Venmo is a service of PayPal Inc. that enables users to send or receive money. The Venmo website states that "personal and financial data is encrypted and protected on our secure servers to guard against unauthorized transactions," which is how it should be. But, oddly, all Venmo transactions are public by default, even to those who don't use the app.
For example, data of the latest transactions on Venmo include the user's name, the name of the person the transaction was with and any message sent between them, including transaction details. The site 22.8miles, backed by the Public By Default project, downloaded all the public transactions from 2017 -- nearly 208 million in total -- using the public Venmo API. The information gleaned about Venmo users from this data provided detailed insights into their personal lives.
The Venmo API is not documented, but it is fairly straightforward to figure out how it works. Because the facts and figures disclosed on the Public By Default site have received a lot of attention, Venmo has changed the rate limit, so bulk access to the Venmo API is not possible anymore. However, enough data that would enable hackers to craft believable phishing emails, stalkers to track or blackmail their victims, or companies to target users with ad campaigns can still be collected.
Aggregated data from Venmo can provide useful statistics about modern society; for example, rent transactions peak on the first of month, but millennials seem to pay rent to their roommates all the time. However, the fact that it is possible to discover that a married couple in California shops for groceries weekly at Walmart and is paying off a loan is a problem -- and one that Venmo's approximately 7 million active monthly users are probably not fully aware of.
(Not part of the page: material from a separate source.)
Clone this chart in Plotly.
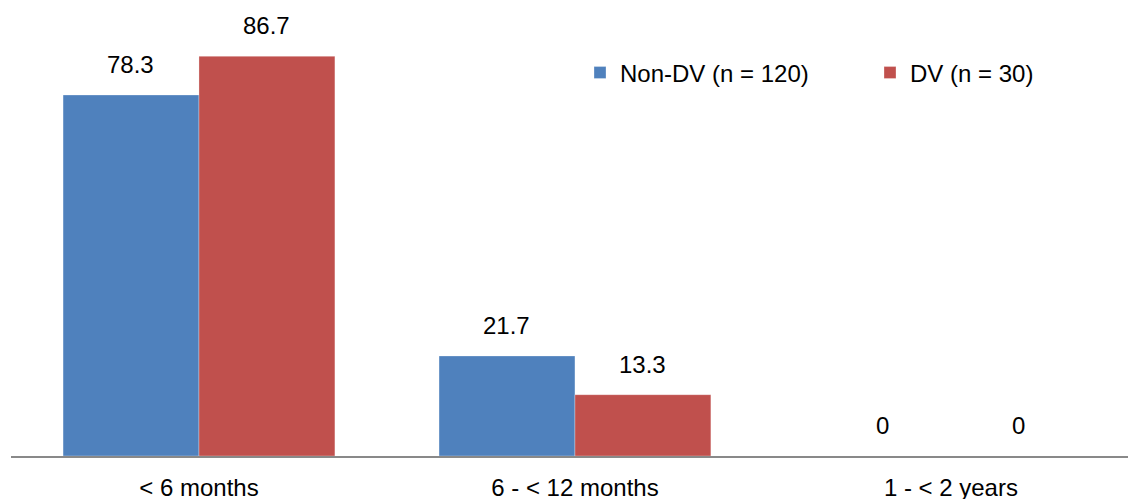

There are thousands of publicly available APIs and there are plenty beyond those provided by the major social media sites. The United States Census Bureau, for example, provides APIs to its publicly available data sets allowing research into the social, economic, demographic and housing characteristics of the U.S. population, while the European APIs provide access to data collections drawn from the major museums and galleries across Europe.
Allowing researchers or commercial companies access to large data sets can lead to scientific breakthroughs, or new products and services from which we all benefit. However, when personally identifiable data is involved, users must knowingly give their consent for it to be used and it should be anonymized when it is accessible via a public API. The Venmo website does not make it clear to users the extent to which their transactions are public unless they change the default settings for the app.
Any organization that provides public APIs needs to ensure that they cannot be abused in order to access data not intended to be publicly available or expose personal information that could potentially identify a specific individual.